● **PROMPT**: Lines with "Clone this chart in matplotlib." and "ax.tick_params(which='minor', length=1.5, width=0.6)" mark the range, both included. Reproduce exactly that stretch, without pictures.

****************************************

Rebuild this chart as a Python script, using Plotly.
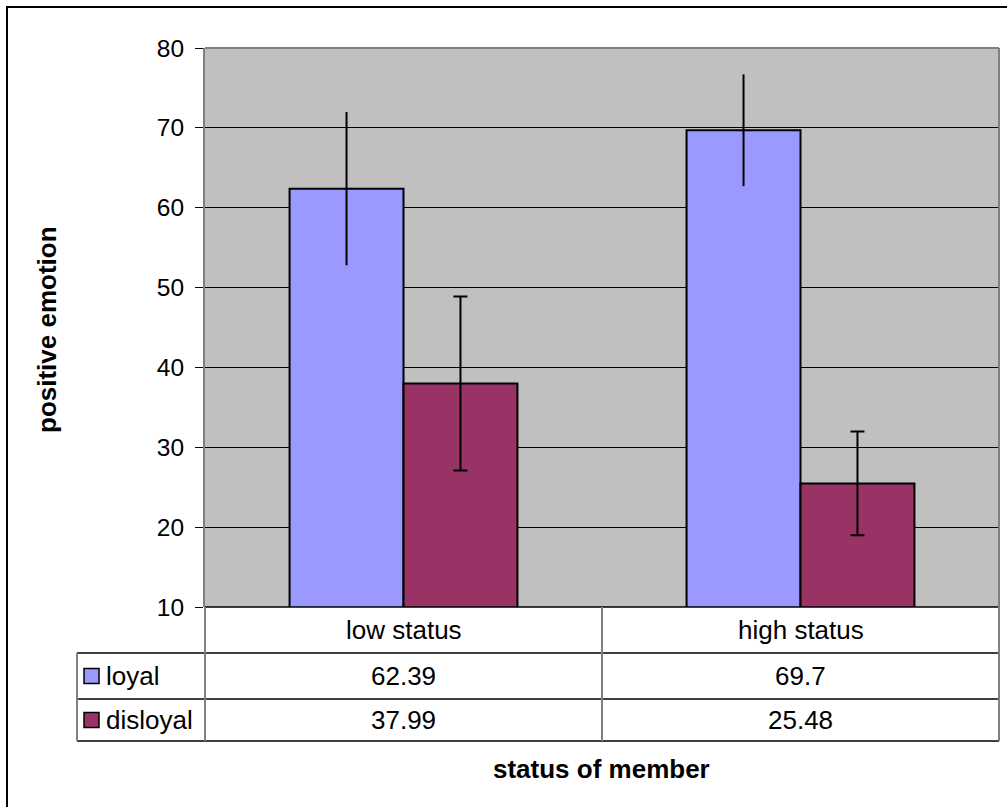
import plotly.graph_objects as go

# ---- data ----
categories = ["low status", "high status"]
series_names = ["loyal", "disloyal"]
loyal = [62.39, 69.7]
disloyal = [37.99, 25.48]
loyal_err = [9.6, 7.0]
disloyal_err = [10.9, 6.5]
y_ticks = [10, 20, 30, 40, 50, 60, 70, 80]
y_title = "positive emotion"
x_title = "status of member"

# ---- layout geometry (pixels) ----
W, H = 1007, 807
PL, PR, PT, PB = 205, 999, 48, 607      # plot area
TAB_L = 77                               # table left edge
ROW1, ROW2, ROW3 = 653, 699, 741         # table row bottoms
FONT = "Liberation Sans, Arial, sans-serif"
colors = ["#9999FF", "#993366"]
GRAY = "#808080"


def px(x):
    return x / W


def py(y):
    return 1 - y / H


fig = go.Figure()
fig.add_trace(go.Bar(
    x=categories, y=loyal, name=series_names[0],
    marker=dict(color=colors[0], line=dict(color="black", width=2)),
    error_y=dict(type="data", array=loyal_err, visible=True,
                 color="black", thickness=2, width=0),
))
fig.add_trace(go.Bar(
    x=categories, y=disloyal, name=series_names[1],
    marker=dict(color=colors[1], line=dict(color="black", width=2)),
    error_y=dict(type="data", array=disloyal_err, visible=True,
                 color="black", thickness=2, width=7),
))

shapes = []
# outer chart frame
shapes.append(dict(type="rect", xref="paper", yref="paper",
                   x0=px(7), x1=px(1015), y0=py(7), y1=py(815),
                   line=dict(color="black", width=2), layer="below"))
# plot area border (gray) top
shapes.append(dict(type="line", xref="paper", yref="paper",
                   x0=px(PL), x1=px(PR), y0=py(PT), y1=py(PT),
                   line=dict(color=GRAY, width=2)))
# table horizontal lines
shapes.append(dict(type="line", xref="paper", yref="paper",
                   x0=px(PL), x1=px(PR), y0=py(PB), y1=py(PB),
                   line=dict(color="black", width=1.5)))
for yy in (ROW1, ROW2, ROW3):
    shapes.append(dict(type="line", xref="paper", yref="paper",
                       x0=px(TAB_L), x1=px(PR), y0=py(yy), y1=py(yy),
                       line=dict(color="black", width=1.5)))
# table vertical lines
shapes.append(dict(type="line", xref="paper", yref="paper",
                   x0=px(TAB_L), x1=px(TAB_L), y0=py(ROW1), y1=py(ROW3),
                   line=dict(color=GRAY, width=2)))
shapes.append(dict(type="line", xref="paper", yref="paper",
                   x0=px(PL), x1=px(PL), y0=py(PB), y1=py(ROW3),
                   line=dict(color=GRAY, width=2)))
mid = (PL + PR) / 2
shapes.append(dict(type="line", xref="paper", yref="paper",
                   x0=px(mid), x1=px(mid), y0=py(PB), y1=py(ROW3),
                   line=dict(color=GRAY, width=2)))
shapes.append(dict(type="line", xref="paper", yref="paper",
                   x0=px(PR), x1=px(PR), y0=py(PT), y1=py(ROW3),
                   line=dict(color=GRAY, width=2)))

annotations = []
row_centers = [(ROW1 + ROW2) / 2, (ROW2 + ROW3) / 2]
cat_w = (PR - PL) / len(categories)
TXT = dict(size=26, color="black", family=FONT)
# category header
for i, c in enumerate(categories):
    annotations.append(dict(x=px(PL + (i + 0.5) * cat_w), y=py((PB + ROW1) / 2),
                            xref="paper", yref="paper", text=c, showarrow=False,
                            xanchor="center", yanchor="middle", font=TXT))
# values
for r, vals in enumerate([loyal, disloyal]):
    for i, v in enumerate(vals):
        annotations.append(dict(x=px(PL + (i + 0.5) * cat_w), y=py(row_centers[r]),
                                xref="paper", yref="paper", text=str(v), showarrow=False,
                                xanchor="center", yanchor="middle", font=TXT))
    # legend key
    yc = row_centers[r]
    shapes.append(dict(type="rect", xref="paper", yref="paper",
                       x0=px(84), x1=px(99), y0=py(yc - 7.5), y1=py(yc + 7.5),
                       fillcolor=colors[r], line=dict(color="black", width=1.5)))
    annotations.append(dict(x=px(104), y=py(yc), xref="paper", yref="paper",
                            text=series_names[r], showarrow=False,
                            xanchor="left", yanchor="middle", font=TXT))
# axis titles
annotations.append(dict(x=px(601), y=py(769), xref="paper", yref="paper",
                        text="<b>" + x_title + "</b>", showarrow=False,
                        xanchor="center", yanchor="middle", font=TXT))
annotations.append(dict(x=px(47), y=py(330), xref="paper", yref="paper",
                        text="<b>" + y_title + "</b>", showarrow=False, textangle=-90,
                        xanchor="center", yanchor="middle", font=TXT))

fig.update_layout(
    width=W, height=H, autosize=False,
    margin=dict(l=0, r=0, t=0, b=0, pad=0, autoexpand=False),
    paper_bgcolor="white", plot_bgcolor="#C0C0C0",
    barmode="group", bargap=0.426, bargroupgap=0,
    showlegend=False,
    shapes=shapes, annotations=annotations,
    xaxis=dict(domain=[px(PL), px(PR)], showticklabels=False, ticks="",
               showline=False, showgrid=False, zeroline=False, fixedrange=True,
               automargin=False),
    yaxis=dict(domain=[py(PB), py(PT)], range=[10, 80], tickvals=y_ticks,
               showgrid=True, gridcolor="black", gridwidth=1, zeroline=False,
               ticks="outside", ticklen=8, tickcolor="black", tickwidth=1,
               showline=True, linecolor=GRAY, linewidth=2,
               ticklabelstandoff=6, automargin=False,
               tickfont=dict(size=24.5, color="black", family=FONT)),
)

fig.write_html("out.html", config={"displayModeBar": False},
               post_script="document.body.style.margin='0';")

****************************************

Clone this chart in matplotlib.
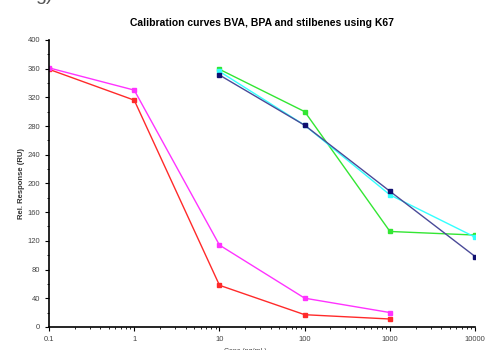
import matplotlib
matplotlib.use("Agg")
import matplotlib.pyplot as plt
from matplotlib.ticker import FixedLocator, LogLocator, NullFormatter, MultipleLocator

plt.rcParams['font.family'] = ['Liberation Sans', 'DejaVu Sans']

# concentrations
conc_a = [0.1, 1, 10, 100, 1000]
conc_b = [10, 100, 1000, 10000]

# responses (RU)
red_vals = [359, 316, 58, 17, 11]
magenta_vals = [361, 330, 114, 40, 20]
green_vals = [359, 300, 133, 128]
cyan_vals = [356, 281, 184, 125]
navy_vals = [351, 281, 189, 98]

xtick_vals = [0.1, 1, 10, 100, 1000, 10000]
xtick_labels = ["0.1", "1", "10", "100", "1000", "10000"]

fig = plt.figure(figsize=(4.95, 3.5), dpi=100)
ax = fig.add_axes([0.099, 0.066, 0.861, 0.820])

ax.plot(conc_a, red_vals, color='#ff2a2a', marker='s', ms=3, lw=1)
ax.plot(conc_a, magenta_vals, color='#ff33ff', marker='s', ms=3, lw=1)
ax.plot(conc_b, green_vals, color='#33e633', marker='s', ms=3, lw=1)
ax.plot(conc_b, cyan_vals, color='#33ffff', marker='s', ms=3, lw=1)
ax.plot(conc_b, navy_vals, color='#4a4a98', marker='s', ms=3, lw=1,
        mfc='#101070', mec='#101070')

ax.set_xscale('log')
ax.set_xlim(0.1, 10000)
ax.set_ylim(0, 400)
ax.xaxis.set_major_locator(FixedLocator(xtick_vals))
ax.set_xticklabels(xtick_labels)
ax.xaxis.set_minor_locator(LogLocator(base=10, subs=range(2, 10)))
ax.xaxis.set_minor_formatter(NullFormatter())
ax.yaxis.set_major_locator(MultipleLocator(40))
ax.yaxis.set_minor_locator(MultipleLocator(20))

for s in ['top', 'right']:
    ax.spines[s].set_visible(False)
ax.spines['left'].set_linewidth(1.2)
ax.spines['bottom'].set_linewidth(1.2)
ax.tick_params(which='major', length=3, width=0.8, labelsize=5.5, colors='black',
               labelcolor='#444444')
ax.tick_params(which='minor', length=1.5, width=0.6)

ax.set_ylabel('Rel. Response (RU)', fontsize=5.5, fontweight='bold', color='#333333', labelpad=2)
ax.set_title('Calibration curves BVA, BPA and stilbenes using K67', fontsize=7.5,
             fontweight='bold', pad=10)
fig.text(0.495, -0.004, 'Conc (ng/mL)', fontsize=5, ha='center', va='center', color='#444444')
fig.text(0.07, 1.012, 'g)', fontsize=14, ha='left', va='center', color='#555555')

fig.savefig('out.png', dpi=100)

****************************************

● **REPLY**:
Clone this chart in matplotlib.
import matplotlib
matplotlib.use("Agg")
import matplotlib.pyplot as plt
from matplotlib.ticker import FixedLocator, LogLocator, NullFormatter, MultipleLocator

plt.rcParams['font.family'] = ['Liberation Sans', 'DejaVu Sans']

# concentrations
conc_a = [0.1, 1, 10, 100, 1000]
conc_b = [10, 100, 1000, 10000]

# responses (RU)
red_vals = [359, 316, 58, 17, 11]
magenta_vals = [361, 330, 114, 40, 20]
green_vals = [359, 300, 133, 128]
cyan_vals = [356, 281, 184, 125]
navy_vals = [351, 281, 189, 98]

xtick_vals = [0.1, 1, 10, 100, 1000, 10000]
xtick_labels = ["0.1", "1", "10", "100", "1000", "10000"]

fig = plt.figure(figsize=(4.95, 3.5), dpi=100)
ax = fig.add_axes([0.099, 0.066, 0.861, 0.820])

ax.plot(conc_a, red_vals, color='#ff2a2a', marker='s', ms=3, lw=1)
ax.plot(conc_a, magenta_vals, color='#ff33ff', marker='s', ms=3, lw=1)
ax.plot(conc_b, green_vals, color='#33e633', marker='s', ms=3, lw=1)
ax.plot(conc_b, cyan_vals, color='#33ffff', marker='s', ms=3, lw=1)
ax.plot(conc_b, navy_vals, color='#4a4a98', marker='s', ms=3, lw=1,
        mfc='#101070', mec='#101070')

ax.set_xscale('log')
ax.set_xlim(0.1, 10000)
ax.set_ylim(0, 400)
ax.xaxis.set_major_locator(FixedLocator(xtick_vals))
ax.set_xticklabels(xtick_labels)
ax.xaxis.set_minor_locator(LogLocator(base=10, subs=range(2, 10)))
ax.xaxis.set_minor_formatter(NullFormatter())
ax.yaxis.set_major_locator(MultipleLocator(40))
ax.yaxis.set_minor_locator(MultipleLocator(20))

for s in ['top', 'right']:
    ax.spines[s].set_visible(False)
ax.spines['left'].set_linewidth(1.2)
ax.spines['bottom'].set_linewidth(1.2)
ax.tick_params(which='major', length=3, width=0.8, labelsize=5.5, colors='black',
               labelcolor='#444444')
ax.tick_params(which='minor', length=1.5, width=0.6)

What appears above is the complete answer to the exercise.